Your goal ::
Look for the line containing "Output the web" and the line containing "90\u03bcm', '50N, 50\u03bcm'];"; retype them and all lines between, exactly, and leave out the pictures.

━━━━━ Task material ━━━━━

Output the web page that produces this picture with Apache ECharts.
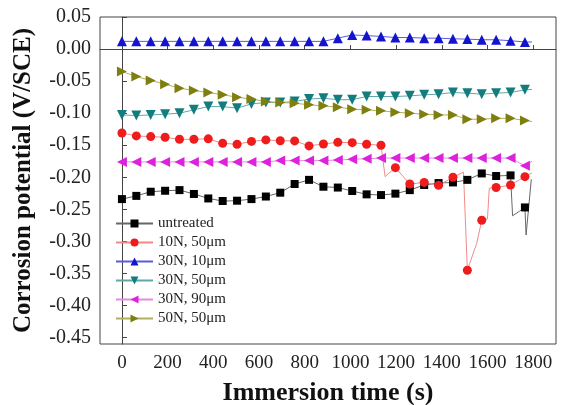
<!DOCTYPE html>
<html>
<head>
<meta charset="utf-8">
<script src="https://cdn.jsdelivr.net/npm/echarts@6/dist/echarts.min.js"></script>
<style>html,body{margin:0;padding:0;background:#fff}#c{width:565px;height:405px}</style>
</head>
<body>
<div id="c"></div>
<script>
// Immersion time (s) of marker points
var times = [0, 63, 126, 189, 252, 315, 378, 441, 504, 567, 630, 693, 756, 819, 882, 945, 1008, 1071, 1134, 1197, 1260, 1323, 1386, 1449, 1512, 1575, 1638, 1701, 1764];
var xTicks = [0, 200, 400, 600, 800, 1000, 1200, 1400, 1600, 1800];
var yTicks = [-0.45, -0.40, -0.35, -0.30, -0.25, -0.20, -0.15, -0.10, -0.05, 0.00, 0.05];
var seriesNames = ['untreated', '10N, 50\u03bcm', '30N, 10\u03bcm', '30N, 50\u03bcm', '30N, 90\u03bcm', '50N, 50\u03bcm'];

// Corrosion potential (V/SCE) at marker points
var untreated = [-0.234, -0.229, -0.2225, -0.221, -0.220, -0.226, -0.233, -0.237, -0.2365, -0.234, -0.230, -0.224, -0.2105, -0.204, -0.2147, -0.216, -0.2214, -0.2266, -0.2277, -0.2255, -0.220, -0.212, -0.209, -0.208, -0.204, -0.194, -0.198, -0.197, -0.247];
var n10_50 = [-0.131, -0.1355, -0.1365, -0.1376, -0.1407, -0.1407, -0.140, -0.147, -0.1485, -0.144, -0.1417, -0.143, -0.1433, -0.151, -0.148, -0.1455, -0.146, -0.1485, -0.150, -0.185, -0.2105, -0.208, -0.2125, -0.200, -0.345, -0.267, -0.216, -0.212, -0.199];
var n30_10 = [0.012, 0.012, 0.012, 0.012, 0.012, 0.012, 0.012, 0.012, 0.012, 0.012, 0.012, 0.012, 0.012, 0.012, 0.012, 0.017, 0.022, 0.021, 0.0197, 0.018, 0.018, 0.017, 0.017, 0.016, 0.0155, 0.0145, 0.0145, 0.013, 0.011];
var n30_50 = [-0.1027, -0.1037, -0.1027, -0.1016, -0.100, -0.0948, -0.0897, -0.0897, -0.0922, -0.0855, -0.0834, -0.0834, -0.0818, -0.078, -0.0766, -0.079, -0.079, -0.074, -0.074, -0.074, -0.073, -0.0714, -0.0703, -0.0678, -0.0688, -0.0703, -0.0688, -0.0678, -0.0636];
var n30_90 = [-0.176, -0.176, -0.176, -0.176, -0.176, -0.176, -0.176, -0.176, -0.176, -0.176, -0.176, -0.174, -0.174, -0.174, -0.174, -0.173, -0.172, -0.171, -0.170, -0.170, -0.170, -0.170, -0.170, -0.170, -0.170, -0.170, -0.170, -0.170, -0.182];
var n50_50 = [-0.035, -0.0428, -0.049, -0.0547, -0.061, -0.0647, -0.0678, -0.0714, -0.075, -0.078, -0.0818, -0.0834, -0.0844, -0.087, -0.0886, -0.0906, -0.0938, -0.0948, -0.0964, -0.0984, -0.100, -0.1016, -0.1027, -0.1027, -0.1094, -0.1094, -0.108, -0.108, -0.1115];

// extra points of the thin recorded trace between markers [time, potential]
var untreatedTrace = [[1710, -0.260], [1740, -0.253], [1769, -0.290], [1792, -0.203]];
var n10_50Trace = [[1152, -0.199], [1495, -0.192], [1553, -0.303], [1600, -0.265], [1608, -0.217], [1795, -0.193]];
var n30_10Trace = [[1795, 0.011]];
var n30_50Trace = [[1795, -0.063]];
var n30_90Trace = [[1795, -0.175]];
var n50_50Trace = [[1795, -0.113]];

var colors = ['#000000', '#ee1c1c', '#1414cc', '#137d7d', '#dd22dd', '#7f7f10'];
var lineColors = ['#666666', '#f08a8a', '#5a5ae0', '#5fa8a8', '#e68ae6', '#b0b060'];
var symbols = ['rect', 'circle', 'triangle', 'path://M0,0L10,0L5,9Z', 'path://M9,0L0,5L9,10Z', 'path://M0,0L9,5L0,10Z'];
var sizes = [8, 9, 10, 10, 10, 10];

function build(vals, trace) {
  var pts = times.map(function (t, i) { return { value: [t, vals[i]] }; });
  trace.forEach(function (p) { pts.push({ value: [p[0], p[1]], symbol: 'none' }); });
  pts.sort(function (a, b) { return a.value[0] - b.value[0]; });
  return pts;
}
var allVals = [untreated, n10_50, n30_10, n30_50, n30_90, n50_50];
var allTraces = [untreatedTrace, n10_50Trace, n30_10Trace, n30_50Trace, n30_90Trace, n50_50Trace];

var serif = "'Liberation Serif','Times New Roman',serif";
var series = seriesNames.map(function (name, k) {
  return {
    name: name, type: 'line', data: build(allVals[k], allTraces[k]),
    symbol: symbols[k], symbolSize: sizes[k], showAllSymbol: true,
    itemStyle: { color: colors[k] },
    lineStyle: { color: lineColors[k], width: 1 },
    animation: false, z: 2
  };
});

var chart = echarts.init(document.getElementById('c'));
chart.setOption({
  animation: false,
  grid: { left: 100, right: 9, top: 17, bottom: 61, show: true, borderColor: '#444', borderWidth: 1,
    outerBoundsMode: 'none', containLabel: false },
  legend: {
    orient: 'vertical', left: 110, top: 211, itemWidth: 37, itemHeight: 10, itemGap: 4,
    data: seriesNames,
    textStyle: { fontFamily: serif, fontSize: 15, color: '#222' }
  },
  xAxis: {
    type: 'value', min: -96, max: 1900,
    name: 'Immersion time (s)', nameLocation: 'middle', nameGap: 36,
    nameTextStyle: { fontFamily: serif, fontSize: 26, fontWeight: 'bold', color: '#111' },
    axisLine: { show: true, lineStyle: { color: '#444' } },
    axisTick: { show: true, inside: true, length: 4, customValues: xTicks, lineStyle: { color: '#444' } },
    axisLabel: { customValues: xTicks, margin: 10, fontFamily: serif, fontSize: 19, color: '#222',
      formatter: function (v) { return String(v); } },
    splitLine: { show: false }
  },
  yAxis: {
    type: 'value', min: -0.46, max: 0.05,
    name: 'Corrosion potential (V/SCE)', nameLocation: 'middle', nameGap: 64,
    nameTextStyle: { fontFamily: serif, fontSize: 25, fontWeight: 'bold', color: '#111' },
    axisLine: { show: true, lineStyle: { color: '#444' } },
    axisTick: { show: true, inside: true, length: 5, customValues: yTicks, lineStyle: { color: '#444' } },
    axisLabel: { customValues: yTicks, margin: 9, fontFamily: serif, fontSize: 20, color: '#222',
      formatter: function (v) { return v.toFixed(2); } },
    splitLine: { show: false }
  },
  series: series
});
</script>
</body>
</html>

━━━━━
━━━━━ Task material ━━━━━

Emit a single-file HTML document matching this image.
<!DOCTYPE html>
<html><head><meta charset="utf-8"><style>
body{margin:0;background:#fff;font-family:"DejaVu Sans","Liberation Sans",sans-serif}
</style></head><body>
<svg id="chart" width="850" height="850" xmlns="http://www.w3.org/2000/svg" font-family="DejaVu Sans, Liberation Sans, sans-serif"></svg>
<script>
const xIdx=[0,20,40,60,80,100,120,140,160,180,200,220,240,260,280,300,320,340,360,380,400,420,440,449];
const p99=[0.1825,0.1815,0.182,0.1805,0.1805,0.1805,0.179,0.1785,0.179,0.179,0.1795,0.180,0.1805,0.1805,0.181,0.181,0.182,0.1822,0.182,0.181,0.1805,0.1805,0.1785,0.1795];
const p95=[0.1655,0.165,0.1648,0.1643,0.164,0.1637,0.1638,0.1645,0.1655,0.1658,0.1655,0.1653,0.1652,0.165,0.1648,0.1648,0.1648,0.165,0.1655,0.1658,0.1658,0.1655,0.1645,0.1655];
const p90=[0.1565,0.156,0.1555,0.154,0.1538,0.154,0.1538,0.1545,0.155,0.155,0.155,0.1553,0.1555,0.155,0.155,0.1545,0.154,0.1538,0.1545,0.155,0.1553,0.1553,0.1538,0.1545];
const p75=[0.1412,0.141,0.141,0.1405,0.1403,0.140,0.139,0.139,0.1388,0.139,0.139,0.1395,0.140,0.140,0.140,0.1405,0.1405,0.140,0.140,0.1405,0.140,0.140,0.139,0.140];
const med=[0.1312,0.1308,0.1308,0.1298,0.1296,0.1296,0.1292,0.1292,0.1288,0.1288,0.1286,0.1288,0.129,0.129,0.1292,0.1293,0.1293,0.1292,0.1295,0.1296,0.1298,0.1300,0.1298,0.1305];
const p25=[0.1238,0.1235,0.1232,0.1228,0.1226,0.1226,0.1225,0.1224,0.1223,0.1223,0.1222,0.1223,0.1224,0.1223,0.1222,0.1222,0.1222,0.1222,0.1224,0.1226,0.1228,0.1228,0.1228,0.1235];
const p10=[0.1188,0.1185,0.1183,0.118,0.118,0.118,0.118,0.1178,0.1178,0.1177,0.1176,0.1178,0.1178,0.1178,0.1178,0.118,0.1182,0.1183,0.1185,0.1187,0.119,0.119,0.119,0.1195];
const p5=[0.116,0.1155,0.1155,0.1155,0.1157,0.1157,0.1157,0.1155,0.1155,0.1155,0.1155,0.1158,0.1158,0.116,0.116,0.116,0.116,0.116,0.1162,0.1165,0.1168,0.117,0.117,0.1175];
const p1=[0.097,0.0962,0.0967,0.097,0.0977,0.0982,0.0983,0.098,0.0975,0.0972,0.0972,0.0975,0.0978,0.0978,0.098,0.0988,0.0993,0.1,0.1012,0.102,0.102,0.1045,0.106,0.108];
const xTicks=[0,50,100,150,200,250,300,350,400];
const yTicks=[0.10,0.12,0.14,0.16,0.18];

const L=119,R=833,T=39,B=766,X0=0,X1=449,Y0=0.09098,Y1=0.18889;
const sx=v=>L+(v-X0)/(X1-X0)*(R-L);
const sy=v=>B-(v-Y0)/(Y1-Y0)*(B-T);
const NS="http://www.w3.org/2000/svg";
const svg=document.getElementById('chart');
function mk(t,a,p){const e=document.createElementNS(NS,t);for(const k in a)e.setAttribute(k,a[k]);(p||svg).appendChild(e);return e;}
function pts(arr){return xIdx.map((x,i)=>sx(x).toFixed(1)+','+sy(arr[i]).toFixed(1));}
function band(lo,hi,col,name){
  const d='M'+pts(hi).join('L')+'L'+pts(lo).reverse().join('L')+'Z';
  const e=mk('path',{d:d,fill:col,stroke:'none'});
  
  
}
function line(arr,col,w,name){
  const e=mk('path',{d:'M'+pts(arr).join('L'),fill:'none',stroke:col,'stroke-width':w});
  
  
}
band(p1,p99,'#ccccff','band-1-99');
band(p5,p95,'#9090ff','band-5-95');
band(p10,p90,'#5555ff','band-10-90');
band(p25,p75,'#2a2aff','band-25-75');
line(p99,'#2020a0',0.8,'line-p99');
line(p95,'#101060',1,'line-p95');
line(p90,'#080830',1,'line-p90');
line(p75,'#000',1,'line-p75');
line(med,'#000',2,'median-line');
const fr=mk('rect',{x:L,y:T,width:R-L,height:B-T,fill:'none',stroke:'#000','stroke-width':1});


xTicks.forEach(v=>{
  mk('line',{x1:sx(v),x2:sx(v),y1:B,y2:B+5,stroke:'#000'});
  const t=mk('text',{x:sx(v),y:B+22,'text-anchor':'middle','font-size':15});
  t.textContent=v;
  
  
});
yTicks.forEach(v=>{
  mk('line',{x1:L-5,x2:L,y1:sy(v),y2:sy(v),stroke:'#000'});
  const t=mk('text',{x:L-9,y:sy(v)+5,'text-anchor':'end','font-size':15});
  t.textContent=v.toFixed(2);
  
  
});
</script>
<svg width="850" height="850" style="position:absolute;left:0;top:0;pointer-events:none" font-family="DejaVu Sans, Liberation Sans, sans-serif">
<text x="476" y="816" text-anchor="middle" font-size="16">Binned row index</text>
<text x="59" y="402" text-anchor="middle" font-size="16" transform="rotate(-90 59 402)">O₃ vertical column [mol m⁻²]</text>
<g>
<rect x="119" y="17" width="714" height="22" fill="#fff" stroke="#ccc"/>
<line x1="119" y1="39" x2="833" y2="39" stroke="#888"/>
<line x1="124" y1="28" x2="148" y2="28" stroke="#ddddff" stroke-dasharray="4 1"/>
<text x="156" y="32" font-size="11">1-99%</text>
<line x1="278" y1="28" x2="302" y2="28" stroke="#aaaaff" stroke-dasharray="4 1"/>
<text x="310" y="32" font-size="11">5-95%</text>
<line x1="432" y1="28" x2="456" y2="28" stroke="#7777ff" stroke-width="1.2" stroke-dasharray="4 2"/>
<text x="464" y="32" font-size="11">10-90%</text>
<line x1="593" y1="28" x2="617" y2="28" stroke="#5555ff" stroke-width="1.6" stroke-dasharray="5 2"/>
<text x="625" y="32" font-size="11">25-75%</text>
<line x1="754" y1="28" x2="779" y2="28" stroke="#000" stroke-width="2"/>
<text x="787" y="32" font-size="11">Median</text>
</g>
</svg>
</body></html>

━━━━━

Answer for this exercise ::
Output the web page that produces this picture with Apache ECharts.
<!DOCTYPE html>
<html>
<head>
<meta charset="utf-8">
<script src="https://cdn.jsdelivr.net/npm/echarts@6/dist/echarts.min.js"></script>
<style>html,body{margin:0;padding:0;background:#fff}#c{width:565px;height:405px}</style>
</head>
<body>
<div id="c"></div>
<script>
// Immersion time (s) of marker points
var times = [0, 63, 126, 189, 252, 315, 378, 441, 504, 567, 630, 693, 756, 819, 882, 945, 1008, 1071, 1134, 1197, 1260, 1323, 1386, 1449, 1512, 1575, 1638, 1701, 1764];
var xTicks = [0, 200, 400, 600, 800, 1000, 1200, 1400, 1600, 1800];
var yTicks = [-0.45, -0.40, -0.35, -0.30, -0.25, -0.20, -0.15, -0.10, -0.05, 0.00, 0.05];
var seriesNames = ['untreated', '10N, 50\u03bcm', '30N, 10\u03bcm', '30N, 50\u03bcm', '30N, 90\u03bcm', '50N, 50\u03bcm'];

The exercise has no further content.